メンズの売り場からの声で印象的だったのは、次のような声だ。「普段はあまり動きの乏しい、オーストリッチやクロコダイル革などの高級素材を使用した財布の購買が見受けられる(大丸松坂屋百貨店 紳士雑貨)」「開運日は奮発してエキゾチックレザーの財布をお求めになる方も多い(三越伊勢丹 伊勢丹新宿本店 メンズ館 メンズアクセサリー バイヤー 宮下創太以下、三越伊勢丹)」。開運日に背中を押される顧客も少なくないのだろう。
人気の色について聞くと、金運を呼び込む色として知られる、グリーンが多く挙がった。「最強開運日に関しては40%がグリーンでした(大丸松坂屋百貨店 婦人洋品)」「今年トレンドの淡いブルーと金運アップにつながると言われているグリーン(そごう・西武)」。
メンズでも、「財布は形と色の種類が乏しいため、色は黒と茶系が人気(大丸松坂屋百貨店紳士雑貨)」とトレンドに左右されないカラーも支持される一方で、「定番のブラックに加え、最近は落ち着いたダークグリーンが人気(三越伊勢丹)」とグリーンの人気が広がっている。

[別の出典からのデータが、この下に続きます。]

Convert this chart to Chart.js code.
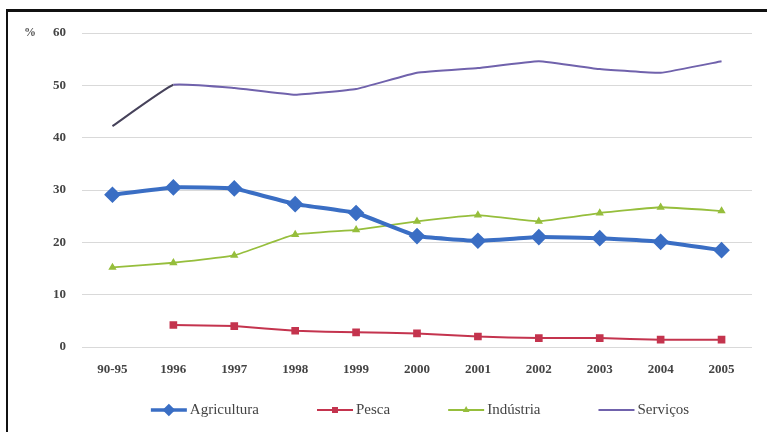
<!DOCTYPE html>
<html>
<head>
<meta charset="utf-8">
<script src="https://cdn.jsdelivr.net/npm/chart.js@4/dist/chart.umd.min.js"></script>
<style>
  html, body { margin: 0; padding: 0; background: #fff; }
  #wrap { position: relative; width: 767px; height: 432px; }
  #frame { position: absolute; left: 6px; top: 9px; right: 0; bottom: 0;
           border-left: 2px solid #111; border-top: 3px solid #111; }
  canvas { position: absolute; left: 0; top: 0; }
</style>
</head>
<body>
<div id="wrap">
  <div id="frame"></div>
  <canvas id="grafico" width="767" height="432"></canvas>
</div>
<script>
const ctx = document.getElementById('grafico');

const anos = ['90-95', '1996', '1997', '1998', '1999', '2000', '2001', '2002', '2003', '2004', '2005'];
const agricultura = [29.1, 30.5, 30.3, 27.3, 25.6, 21.2, 20.3, 21.0, 20.8, 20.1, 18.5];
const pesca = [null, 4.2, 4.0, 3.1, 2.8, 2.6, 2.0, 1.7, 1.7, 1.4, 1.4];
const industria = [15.2, 16.1, 17.5, 21.5, 22.4, 24.0, 25.2, 24.0, 25.6, 26.7, 26.0];
const servicos = [42.2, 50.1, 49.5, 48.2, 49.3, 52.4, 53.3, 54.6, 53.1, 52.4, 54.6];
const yTicks = [0, 10, 20, 30, 40, 50, 60];

const fonte = 'Liberation Serif';

// "%" unit written to the left of the top tick
const unidade = {
  id: 'unidade',
  afterDraw(chart) {
    const y = chart.scales.y;
    const c = chart.ctx;
    c.save();
    c.font = 'bold 12px "' + fonte + '"';
    c.fillStyle = '#555';
    c.textAlign = 'center';
    c.textBaseline = 'middle';
    c.fillText('%', 30, y.getPixelForValue(60));
    c.restore();
  }
};

// legend row under the axis: short line with the series marker, then the name
const legenda = {
  id: 'legenda',
  afterDraw(chart) {
    const c = chart.ctx;
    const area = chart.chartArea;
    const sets = chart.data.datasets;
    const linha = 36, folga = 3, espaco = 58, yLeg = 410;
    c.save();
    c.font = '15px "' + fonte + '"';
    const larguras = sets.map(d => linha + folga + c.measureText(d.label).width);
    const total = larguras.reduce((a, b) => a + b, 0) + espaco * (sets.length - 1);
    let x = (area.left + area.right) / 2 + 3 - total / 2;
    sets.forEach((d, i) => {
      c.strokeStyle = d.borderColor;
      c.lineWidth = Math.min(d.borderWidth, 3.5);
      c.beginPath();
      c.moveTo(x, yLeg);
      c.lineTo(x + linha, yLeg);
      c.stroke();
      if (d.pointRadius > 0) {
        c.fillStyle = d.pointBackgroundColor;
        Chart.helpers.drawPoint(c, {
          pointStyle: d.pointStyle, radius: d.pointRadius * 0.7,
          borderWidth: 1, rotation: 0
        }, x + linha / 2, yLeg);
      }
      c.fillStyle = '#444';
      c.textAlign = 'left';
      c.textBaseline = 'middle';
      c.fillText(d.label, x + linha + folga, yLeg);
      x += larguras[i] + espaco;
    });
    c.restore();
  }
};

new Chart(ctx, {
  type: 'line',
  data: {
    labels: anos,
    datasets: [
      {
        label: 'Agricultura',
        data: agricultura,
        borderColor: 'rgb(58, 110, 196)',
        backgroundColor: 'rgb(58, 110, 196)',
        borderWidth: 4,
        pointStyle: 'rectRot',
        pointRadius: 5.5,
        pointBackgroundColor: 'rgb(58, 110, 196)',
        tension: 0.1
      },
      {
        label: 'Pesca',
        data: pesca,
        borderColor: 'rgb(196, 52, 78)',
        backgroundColor: 'rgb(196, 52, 78)',
        borderWidth: 2,
        pointStyle: 'rect',
        pointRadius: 4,
        pointBackgroundColor: 'rgb(196, 52, 78)',
        tension: 0.1
      },
      {
        label: 'Indústria',
        data: industria,
        borderColor: 'rgb(150, 190, 60)',
        backgroundColor: 'rgb(150, 190, 60)',
        borderWidth: 1.8,
        pointStyle: 'triangle',
        pointRadius: 3,
        pointBackgroundColor: 'rgb(150, 190, 60)',
        tension: 0.1
      },
      {
        label: 'Serviços',
        data: servicos,
        borderColor: 'rgb(112, 98, 172)',
        backgroundColor: 'rgb(112, 98, 172)',
        borderWidth: 2,
        pointRadius: 0,
        tension: 0.1,
        segment: {
          // the first span (90-95 to 1996) is drawn darker
          borderColor: s => s.p0DataIndex === 0 ? 'rgb(70, 66, 90)' : undefined
        }
      }
    ]
  },
  options: {
    responsive: false,
    animation: false,
    layout: { padding: { left: 30, right: 15, top: 33, bottom: 39 } },
    plugins: {
      tooltip: { enabled: false },
      legend: { display: false }
    },
    scales: {
      x: {
        offset: true,
        afterFit(scale) { scale.height = 46; },
        grid: { display: false, drawTicks: false },
        border: { display: false },
        ticks: {
          color: '#444',
          padding: 15,
          font: { family: fonte, size: 13, weight: 'bold' }
        }
      },
      y: {
        min: 0,
        max: 60,
        afterFit(scale) { scale.width = 52; },
        afterBuildTicks(scale) { scale.ticks = yTicks.map(v => ({ value: v })); },
        grid: { color: '#d9d9d9', drawTicks: false },
        border: { display: false },
        ticks: {
          color: '#444',
          padding: 16,
          font: { family: fonte, size: 13, weight: 'bold' }
        }
      }
    }
  },
  plugins: [unidade, legenda]
});
</script>
</body>
</html>
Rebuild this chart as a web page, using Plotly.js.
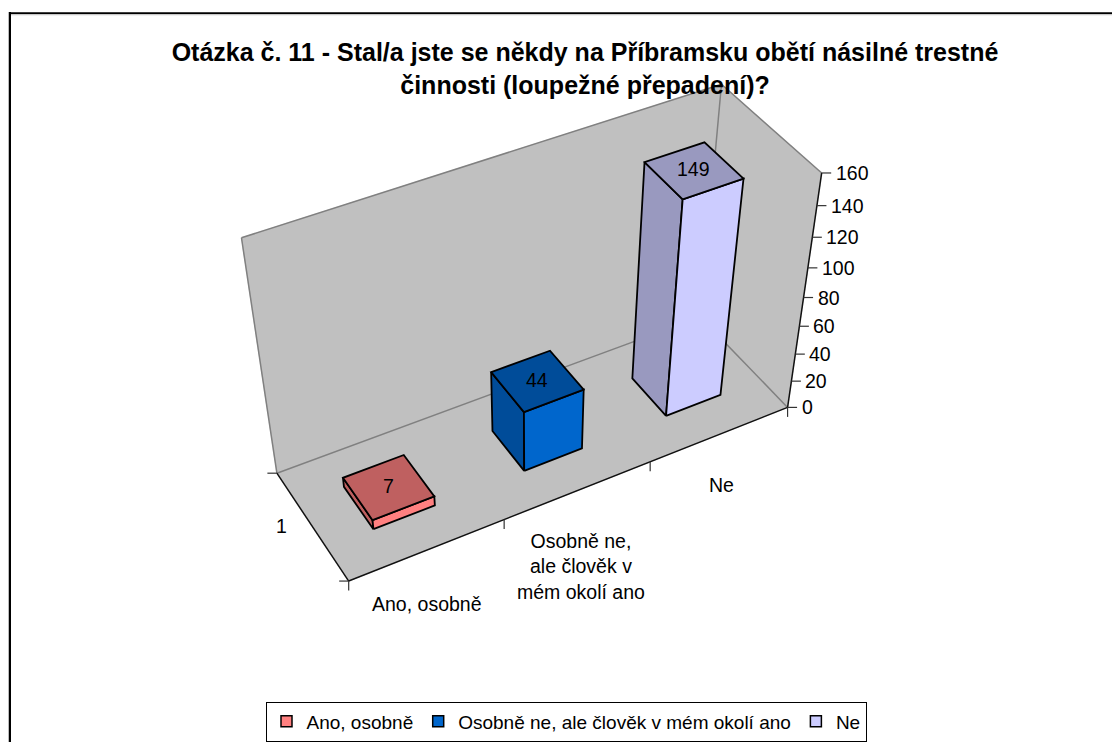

今後、どう活かす?:Z世代やインバウンドへのアプローチでさらに広がるか?
多くの百貨店が、一粒万倍日を日用品を買い換えるきっかけとして提案することで、購買を後押しできると考える。「Z世代に響き、インバウンドに日本の吉日の認知が広がると、さらにマーケットが拡大するかもしれない(大丸松坂屋百貨店 婦人雑貨)」と、新しいターゲットに期待する見方もある。
一方で、「あくまで補助的な要素。最後の一押しなどに使用するもの(松屋)」「開運日終了後、反動でのマイナスが大きいため、 開運日に頼らない施策が必要だと感じる(大丸松坂屋百貨店 婦人洋品)」と冷静に見る声もあがっていた。